:: TASK TO COMPLETE ::
Leaving out every picture, quote the data below exactly as it appears.

** start of DATASET CONTENT **

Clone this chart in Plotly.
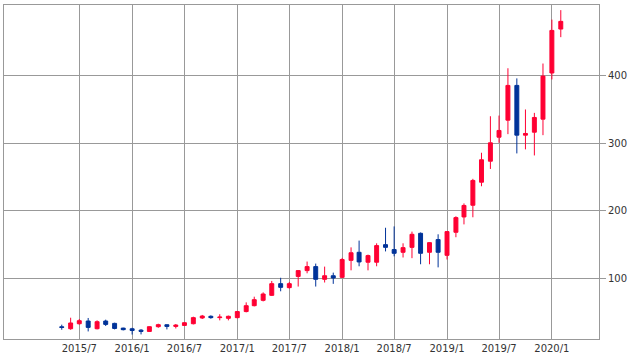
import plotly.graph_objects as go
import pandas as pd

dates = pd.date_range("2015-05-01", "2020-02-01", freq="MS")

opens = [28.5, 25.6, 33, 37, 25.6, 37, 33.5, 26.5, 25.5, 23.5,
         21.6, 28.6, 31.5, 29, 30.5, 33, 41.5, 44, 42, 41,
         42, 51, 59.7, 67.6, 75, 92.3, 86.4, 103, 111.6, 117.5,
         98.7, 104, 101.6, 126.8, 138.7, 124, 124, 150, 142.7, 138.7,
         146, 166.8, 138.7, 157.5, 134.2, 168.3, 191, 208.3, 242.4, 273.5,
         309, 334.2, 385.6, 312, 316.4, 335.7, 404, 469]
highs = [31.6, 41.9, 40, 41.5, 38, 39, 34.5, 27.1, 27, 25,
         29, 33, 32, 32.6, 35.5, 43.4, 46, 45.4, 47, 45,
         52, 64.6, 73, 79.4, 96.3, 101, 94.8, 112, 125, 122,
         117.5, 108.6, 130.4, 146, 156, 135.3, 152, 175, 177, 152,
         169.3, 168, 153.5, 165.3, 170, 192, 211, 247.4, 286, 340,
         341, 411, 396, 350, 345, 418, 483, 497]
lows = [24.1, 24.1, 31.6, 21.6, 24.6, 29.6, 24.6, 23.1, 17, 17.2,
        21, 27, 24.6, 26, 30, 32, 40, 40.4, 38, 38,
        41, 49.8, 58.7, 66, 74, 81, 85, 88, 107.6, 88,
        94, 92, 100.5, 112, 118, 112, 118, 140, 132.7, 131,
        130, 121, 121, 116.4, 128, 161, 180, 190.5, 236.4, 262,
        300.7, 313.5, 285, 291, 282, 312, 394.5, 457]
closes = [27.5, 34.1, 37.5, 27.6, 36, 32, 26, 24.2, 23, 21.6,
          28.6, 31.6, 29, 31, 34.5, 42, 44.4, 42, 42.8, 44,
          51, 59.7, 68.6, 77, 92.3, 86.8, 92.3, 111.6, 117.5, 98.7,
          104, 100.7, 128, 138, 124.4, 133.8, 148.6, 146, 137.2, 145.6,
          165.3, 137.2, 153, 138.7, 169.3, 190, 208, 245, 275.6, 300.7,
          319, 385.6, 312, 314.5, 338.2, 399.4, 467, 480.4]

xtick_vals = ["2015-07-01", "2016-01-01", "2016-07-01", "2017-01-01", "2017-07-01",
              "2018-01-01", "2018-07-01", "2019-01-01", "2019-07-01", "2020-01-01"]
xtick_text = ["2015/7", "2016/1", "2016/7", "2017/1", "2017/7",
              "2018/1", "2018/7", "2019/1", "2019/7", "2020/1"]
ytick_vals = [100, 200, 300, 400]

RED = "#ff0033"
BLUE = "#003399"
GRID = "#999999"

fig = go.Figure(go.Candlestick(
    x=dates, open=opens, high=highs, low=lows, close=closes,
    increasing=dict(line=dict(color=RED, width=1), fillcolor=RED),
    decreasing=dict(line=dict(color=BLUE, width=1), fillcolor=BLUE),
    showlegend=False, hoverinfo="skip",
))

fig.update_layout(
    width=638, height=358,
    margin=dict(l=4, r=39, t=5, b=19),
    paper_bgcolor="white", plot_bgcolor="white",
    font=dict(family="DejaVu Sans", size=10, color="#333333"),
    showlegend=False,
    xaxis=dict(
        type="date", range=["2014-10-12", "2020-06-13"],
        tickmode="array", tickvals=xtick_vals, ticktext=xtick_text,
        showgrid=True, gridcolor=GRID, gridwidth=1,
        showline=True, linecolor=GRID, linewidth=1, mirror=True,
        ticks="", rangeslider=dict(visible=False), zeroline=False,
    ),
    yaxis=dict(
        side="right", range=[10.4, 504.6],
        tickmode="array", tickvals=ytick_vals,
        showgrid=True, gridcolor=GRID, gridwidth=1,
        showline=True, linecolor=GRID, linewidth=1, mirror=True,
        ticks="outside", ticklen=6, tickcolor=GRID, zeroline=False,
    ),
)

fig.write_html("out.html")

** end of DATASET CONTENT **

:: OUTPUT FOR THIS TASK ::
Clone this chart in Plotly.
import plotly.graph_objects as go
import pandas as pd

dates = pd.date_range("2015-05-01", "2020-02-01", freq="MS")

opens = [28.5, 25.6, 33, 37, 25.6, 37, 33.5, 26.5, 25.5, 23.5,
         21.6, 28.6, 31.5, 29, 30.5, 33, 41.5, 44, 42, 41,
         42, 51, 59.7, 67.6, 75, 92.3, 86.4, 103, 111.6, 117.5,
         98.7, 104, 101.6, 126.8, 138.7, 124, 124, 150, 142.7, 138.7,
         146, 166.8, 138.7, 157.5, 134.2, 168.3, 191, 208.3, 242.4, 273.5,
         309, 334.2, 385.6, 312, 316.4, 335.7, 404, 469]
highs = [31.6, 41.9, 40, 41.5, 38, 39, 34.5, 27.1, 27, 25,
         29, 33, 32, 32.6, 35.5, 43.4, 46, 45.4, 47, 45,
         52, 64.6, 73, 79.4, 96.3, 101, 94.8, 112, 125, 122,
         117.5, 108.6, 130.4, 146, 156, 135.3, 152, 175, 177, 152,
         169.3, 168, 153.5, 165.3, 170, 192, 211, 247.4, 286, 340,
         341, 411, 396, 350, 345, 418, 483, 497]
lows = [24.1, 24.1, 31.6, 21.6, 24.6, 29.6, 24.6, 23.1, 17, 17.2,
        21, 27, 24.6, 26, 30, 32, 40, 40.4, 38, 38,
        41, 49.8, 58.7, 66, 74, 81, 85, 88, 107.6, 88,
        94, 92, 100.5, 112, 118, 112, 118, 140, 132.7, 131,
        130, 121, 121, 116.4, 128, 161, 180, 190.5, 236.4, 262,
        300.7, 313.5, 285, 291, 282, 312, 394.5, 457]
closes = [27.5, 34.1, 37.5, 27.6, 36, 32, 26, 24.2, 23, 21.6,
          28.6, 31.6, 29, 31, 34.5, 42, 44.4, 42, 42.8, 44,
          51, 59.7, 68.6, 77, 92.3, 86.8, 92.3, 111.6, 117.5, 98.7,
          104, 100.7, 128, 138, 124.4, 133.8, 148.6, 146, 137.2, 145.6,
          165.3, 137.2, 153, 138.7, 169.3, 190, 208, 245, 275.6, 300.7,
          319, 385.6, 312, 314.5, 338.2, 399.4, 467, 480.4]

xtick_vals = ["2015-07-01", "2016-01-01", "2016-07-01", "2017-01-01", "2017-07-01",
              "2018-01-01", "2018-07-01", "2019-01-01", "2019-07-01", "2020-01-01"]
xtick_text = ["2015/7", "2016/1", "2016/7", "2017/1", "2017/7",
              "2018/1", "2018/7", "2019/1", "2019/7", "2020/1"]
ytick_vals = [100, 200, 300, 400]

RED = "#ff0033"
BLUE = "#003399"
GRID = "#999999"

fig = go.Figure(go.Candlestick(
    x=dates, open=opens, high=highs, low=lows, close=closes,
    increasing=dict(line=dict(color=RED, width=1), fillcolor=RED),
    decreasing=dict(line=dict(color=BLUE, width=1), fillcolor=BLUE),
    showlegend=False, hoverinfo="skip",
))

fig.update_layout(
    width=638, height=358,
    margin=dict(l=4, r=39, t=5, b=19),
    paper_bgcolor="white", plot_bgcolor="white",
    font=dict(family="DejaVu Sans", size=10, color="#333333"),
    showlegend=False,
    xaxis=dict(
        type="date", range=["2014-10-12", "2020-06-13"],
        tickmode="array", tickvals=xtick_vals, ticktext=xtick_text,
        showgrid=True, gridcolor=GRID, gridwidth=1,
        showline=True, linecolor=GRID, linewidth=1, mirror=True,
        ticks="", rangeslider=dict(visible=False), zeroline=False,
    ),
    yaxis=dict(
        side="right", range=[10.4, 504.6],
        tickmode="array", tickvals=ytick_vals,
        showgrid=True, gridcolor=GRID, gridwidth=1,
        showline=True, linecolor=GRID, linewidth=1, mirror=True,
        ticks="outside", ticklen=6, tickcolor=GRID, zeroline=False,
    ),
)

fig.write_html("out.html")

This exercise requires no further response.